Le président Kaczynski fut un homme politique qui tenait à ses valeurs. Sa forte croyance catholique, son conservatisme, et son sens moral lui servaient de boussole. Cela l'a amené à soutenir une loi très controversée contre l’avortement, se prononcer en faveur de la loi contre l’homosexualité, et défendre le rétablissement de la peine de mort. Fondateurs du parti Droit et justice, les jumeaux Kaczynski sont arrivés au pouvoir en promettant une révolution morale, qui n’a jamais eu lieu, surtout à cause du principal handicap du président polonais: il était coupé des masses urbaines, jeunes et de plus en plus cosmopolites. Mais dans l'ensemble, sans aucun doute, le président Kaczynski fut un vrai patriote polonais, prenant très au sérieux les intérêts de son pays. Même ses adversaires les plus acharnés, et il y en avait quelques-uns, partageraient ce point de vue.
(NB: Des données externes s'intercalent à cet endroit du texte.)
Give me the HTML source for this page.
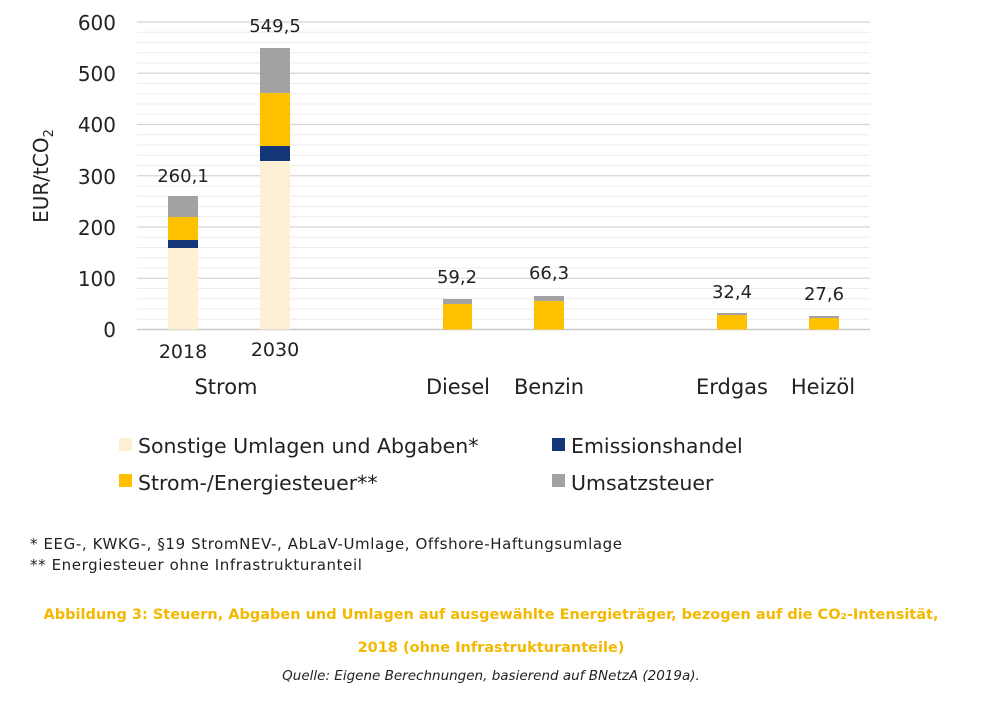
<!DOCTYPE html>
<html><head><meta charset="utf-8"><style>
body{margin:0;background:#fff;width:1000px;height:704px;overflow:hidden;font-family:"DejaVu Sans","Liberation Sans",sans-serif;}
</style></head><body>
<svg width="1000" height="704" xmlns="http://www.w3.org/2000/svg" font-family="'DejaVu Sans','Liberation Sans',sans-serif">
<g stroke="#ececec" stroke-width="1">
<line x1="137" x2="870" y1="319.25" y2="319.25"/><line x1="137" x2="870" y1="309" y2="309"/><line x1="137" x2="870" y1="298.75" y2="298.75"/><line x1="137" x2="870" y1="288.5" y2="288.5"/>
<line x1="137" x2="870" y1="268" y2="268"/><line x1="137" x2="870" y1="257.75" y2="257.75"/><line x1="137" x2="870" y1="247.5" y2="247.5"/><line x1="137" x2="870" y1="237.25" y2="237.25"/>
<line x1="137" x2="870" y1="216.75" y2="216.75"/><line x1="137" x2="870" y1="206.5" y2="206.5"/><line x1="137" x2="870" y1="196.25" y2="196.25"/><line x1="137" x2="870" y1="186" y2="186"/>
<line x1="137" x2="870" y1="165.5" y2="165.5"/><line x1="137" x2="870" y1="155.25" y2="155.25"/><line x1="137" x2="870" y1="145" y2="145"/><line x1="137" x2="870" y1="134.75" y2="134.75"/>
<line x1="137" x2="870" y1="114.25" y2="114.25"/><line x1="137" x2="870" y1="104" y2="104"/><line x1="137" x2="870" y1="93.75" y2="93.75"/><line x1="137" x2="870" y1="83.5" y2="83.5"/>
<line x1="137" x2="870" y1="63" y2="63"/><line x1="137" x2="870" y1="52.75" y2="52.75"/><line x1="137" x2="870" y1="42.5" y2="42.5"/><line x1="137" x2="870" y1="32.25" y2="32.25"/>
</g>
<g stroke="#d4d4d4" stroke-width="1.2">
<line x1="137" x2="870" y1="278.25" y2="278.25"/><line x1="137" x2="870" y1="227" y2="227"/><line x1="137" x2="870" y1="175.75" y2="175.75"/><line x1="137" x2="870" y1="124.5" y2="124.5"/><line x1="137" x2="870" y1="73.25" y2="73.25"/><line x1="137" x2="870" y1="22" y2="22"/>
</g>
<line x1="137" x2="870" y1="329.5" y2="329.5" stroke="#c8c8c8" stroke-width="1.5"/>
<g font-size="20" fill="#222" text-anchor="end">
<text x="116" y="337">0</text><text x="116" y="286">100</text><text x="116" y="235">200</text><text x="116" y="184">300</text><text x="116" y="132">400</text><text x="116" y="81">500</text><text x="116" y="30">600</text>
</g>
<text transform="translate(48,176) rotate(-90)" font-size="20" fill="#222" text-anchor="middle">EUR/tCO<tspan font-size="13" dy="5">2</tspan></text>
<rect x="168" y="248" width="30" height="81.5" fill="#fdf0d5"/>
<rect x="168" y="240" width="30" height="8" fill="#14377a"/>
<rect x="168" y="217" width="30" height="23" fill="#ffc000"/>
<rect x="168" y="196" width="30" height="21" fill="#a0a2a3"/>
<rect x="260" y="161" width="30" height="168.5" fill="#fdf0d5"/>
<rect x="260" y="146" width="30" height="15" fill="#14377a"/>
<rect x="260" y="93" width="30" height="53" fill="#ffc000"/>
<rect x="260" y="48" width="30" height="45" fill="#a0a2a3"/>
<rect x="443" y="304" width="29" height="25.5" fill="#ffc000"/><rect x="443" y="299" width="29" height="5" fill="#a0a2a3"/>
<rect x="534" y="301" width="30" height="28.5" fill="#ffc000"/><rect x="534" y="296" width="30" height="5" fill="#a0a2a3"/>
<rect x="717" y="315" width="30" height="14.5" fill="#ffc000"/><rect x="717" y="313" width="30" height="2" fill="#a0a2a3"/>
<rect x="809" y="318" width="30" height="11.5" fill="#ffc000"/><rect x="809" y="316" width="30" height="2" fill="#a0a2a3"/>
<g font-size="18" fill="#222" text-anchor="middle">
<text x="183" y="182">260,1</text><text x="275" y="32">549,5</text>
<text x="457" y="283">59,2</text><text x="549" y="279">66,3</text>
<text x="732" y="298">32,4</text><text x="824" y="300">27,6</text>
</g>
<g font-size="19" fill="#222" text-anchor="middle">
<text x="183" y="358">2018</text><text x="275" y="356">2030</text>
</g>
<g font-size="21" fill="#222" text-anchor="middle">
<text x="226" y="394">Strom</text><text x="458" y="394" textLength="64">Diesel</text><text x="549" y="394" textLength="70">Benzin</text><text x="732" y="394">Erdgas</text><text x="823" y="394">Heizöl</text>
</g>
<g font-size="20.5" fill="#222">
<rect x="119" y="438" width="13" height="13" fill="#fdf0d5"/><text x="138" y="453">Sonstige Umlagen und Abgaben*</text>
<rect x="119" y="474" width="13" height="13" fill="#ffc000"/><text x="138" y="490">Strom-/Energiesteuer**</text>
<rect x="552" y="438" width="13" height="13" fill="#14377a"/><text x="571" y="453">Emissionshandel</text>
<rect x="552" y="474" width="13" height="13" fill="#a0a2a3"/><text x="571" y="490">Umsatzsteuer</text>
</g>
<g font-size="15" fill="#222" letter-spacing="0.6">
<text x="30" y="549">*  EEG-, KWKG-, §19 StromNEV-, AbLaV-Umlage, Offshore-Haftungsumlage</text>
<text x="30" y="570">** Energiesteuer ohne Infrastrukturanteil</text>
</g>
<g font-size="14.5" fill="#f5b800" font-weight="bold" text-anchor="middle">
<text x="491" y="619">Abbildung 3: Steuern, Abgaben und Umlagen auf ausgewählte Energieträger, bezogen auf die CO₂-Intensität,</text>
<text x="491" y="652">2018 (ohne Infrastrukturanteile)</text>
</g>
<text x="491" y="680" font-size="13.5" font-style="italic" fill="#222" text-anchor="middle">Quelle: Eigene Berechnungen, basierend auf BNetzA (2019a).</text>
</svg>
</body></html>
Au lendemain de ce terrible séisme politique, il est encore trop tôt pour évaluer les dommages causés à long terme au tissu social polonais. Vraisemblablement un paysage politique nouveau émergera. Avec les élections présidentielles dans les soixante jours à venir, tous les regards sont rivés sur Jaroslaw, le jumeau de Lech Kaczynski, né 45 minutes avant lui, pour voir s’il est partant. Mais au-delà des implications politiques, il est important de ne pas oublier l’immense souffrance humaine. Lorsqu’ils étaient encore écoliers, Lech et Jaroslaw échangeaient de place pendant les examens. Désormais Jaroslaw Kaczynski est tout seul. A peine vingt-quatre heures après l'accident, il était convoqué pour identifier le cadavre carbonisé de son frère jumeau.

S’il peut y avoir une consolation à un moment comme celui-ci, le processus de réconciliation entre la Russie et la Pologne continue à avancer à petits pas. La semaine dernière, les Premiers ministres Tusk et Poutine se sont serrés la main, et hier les deux hommes se sont embrassés après avoir déposé des gerbes sur le lieu du drame. Les événements de Katyn, ainsi que la tragédie elle-même, ont injecté une dose de pénicilline politique dont les relations polono-russes avaient vraiment besoin. À l’inverse de ce qui s’est passé il y à 70 ans, la mort du président polonais peut unifier, au lieu de diviser.